GEOINT 2023 — The Space Force’s flagship missile warning program took a step forward this month, with Northrop Grumman receiving a passing grade in its preliminary design review for the two polar satellites it is contributing to the planned Next Generation Overhead Persistent Infrared (Next-Gen OPIR) constellation.

Alex Fax, the company’s vice president for the program, told Breaking Defense on Tuesday that the successful review, held May 2-4, “helps us stay on track for an accelerated program timeline to get to a 2028 launch. PDR is an important milestone in the life of the program.”

In a press release today, the company explained that the preliminary design review establishes the “technical approach for the full integration of the Eagle-3 spacecraft with the infrared sensor, auxiliary and high-bandwidth communication payloads” for the satellites.

The next step will critical design review, in May 2024.

The Space Force in May 2020 awarded Northrop Grumman a not to exceed contract for $2.37 billion for the development of the two satellites, which will travel in a highly elliptical orbit crossing over the Earth’s poles. That contract was “definitized” last year to a value of $1.9 billion, a company spokesperson said.

“With the two of them you get continuous coverage of the northern hemisphere as well as direct comms back to continental US due to the orbit geometry, which is a nice feature for the program. The mission here is strategic missile warning, to include both ballistic and hypersonic missiles,” Fax said.

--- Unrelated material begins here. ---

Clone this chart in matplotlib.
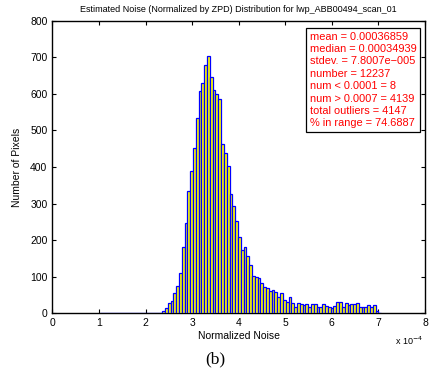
import numpy as np
import matplotlib
matplotlib.use("Agg")
import matplotlib.pyplot as plt

plt.rcParams['font.family'] = ['Liberation Sans', 'DejaVu Sans']

# histogram range (normalized noise, units of 1e-4) and bin counts
range_lo = 1.03
range_hi = 7.06
counts = [1, 0, 0, 0, 0, 0, 0, 0, 0, 0,
          0, 0, 0, 0, 0, 0, 0, 0, 0, 0,
          1, 2, 5, 15, 27, 34, 55, 75, 109, 182,
          248, 334, 390, 451, 533, 607, 630, 678, 704, 645,
          610, 599, 587, 464, 437, 404, 326, 294, 251, 208,
          173, 180, 157, 131, 102, 100, 96, 82, 71, 68,
          60, 63, 58, 45, 55, 36, 32, 44, 27, 16,
          27, 25, 23, 25, 18, 25, 25, 16, 17, 25,
          20, 18, 14, 21, 32, 32, 16, 27, 23, 25,
          25, 29, 16, 16, 16, 23, 16, 23, 6, 1]

stats_lines = ["mean = 0.00036859",
               "median = 0.00034939",
               "stdev. = 7.8007e\u2212005",
               "number = 12237",
               "num < 0.0001 = 8",
               "num > 0.0007 = 4139",
               "total outliers = 4147",
               "% in range = 74.6887"]

title = "Estimated Noise (Normalized by ZPD) Distribution for lwp_ABB00494_scan_01"


def main():
    edges = np.linspace(range_lo, range_hi, len(counts) + 1)
    centers = 0.5 * (edges[:-1] + edges[1:])
    width = edges[1] - edges[0]

    fig = plt.figure(figsize=(4.29, 3.74), dpi=100)
    ax = fig.add_axes([0.122, 0.1623, 0.8687, 0.7824])

    ax.bar(centers, counts, width=width, color="#ffff00", edgecolor="#0000ff",
           linewidth=0.9, align="center", zorder=3)

    ax.set_xlim(0, 8)
    ax.set_ylim(0, 800)
    ax.set_xticks(np.arange(0, 9, 1))
    ax.set_yticks(np.arange(0, 900, 100))
    ax.tick_params(direction="in", top=True, right=True, labelsize=7.5, length=3, width=0.8)
    for s in ax.spines.values():
        s.set_linewidth(1.0)

    ax.set_title(title, fontsize=6.5, pad=6)
    ax.set_xlabel("Normalized Noise", fontsize=7.5, labelpad=2)
    ax.set_ylabel("Number of Pixels", fontsize=7.5, labelpad=6)

    ax.text(0.994, -0.095, "x 10$^{-4}$", transform=ax.transAxes, fontsize=6.5,
            ha="right", va="center")

    ax.text(0.691, 0.963, "\n".join(stats_lines), transform=ax.transAxes,
            fontsize=7.9, color="red", ha="left", va="top", linespacing=1.3,
            multialignment="left", zorder=5,
            bbox=dict(facecolor="white", edgecolor="black", linewidth=0.9, pad=2.8))

    fig.text(0.502, 0.038, "(b)", fontsize=12.5, family="Liberation Serif",
             ha="center", va="center")

    fig.savefig("out.png", dpi=100)
    plt.close(fig)


if __name__ == '__main__':
    main()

The infrared payload on the polar satellites, developed by Northrop Grumman and Ball Aerospace, is a “scanning, multi-band system,” explained Aaron Dann, Northrop Grumman Space Systems vice president for strategic force programs for payload and ground systems division. “In those bands, we have capability against a range of threats,” he added.

It also is the same payload that will go on one of the Lockheed Martin satellites, something that “brings a lot of cost savings,” Fax said.

Randy Weidenheimer, director of OPIR programs at Northrop Grumman, elaborated that the new infrared sensors have “greater sensitivity, as well as greater coverage than the current generation sensors, so there’s a high expectation for their performance.”

Under the original Defense Department plan, the two Northrop Grumman birds were to join three more satellites, built by Lockheed Martin, that will be stationed in geosynchronous orbit to make up the Block 0 Next-Gen OPIR constellation — designed to replace the current Space Based Infrared System (SBIRS) satellites. The Space Force has asked for $2.6 billion in its fiscal 2024 budget for the Next-Gen OPIR program, but also proposed to drop one of the geosynchronous satellites from the buy.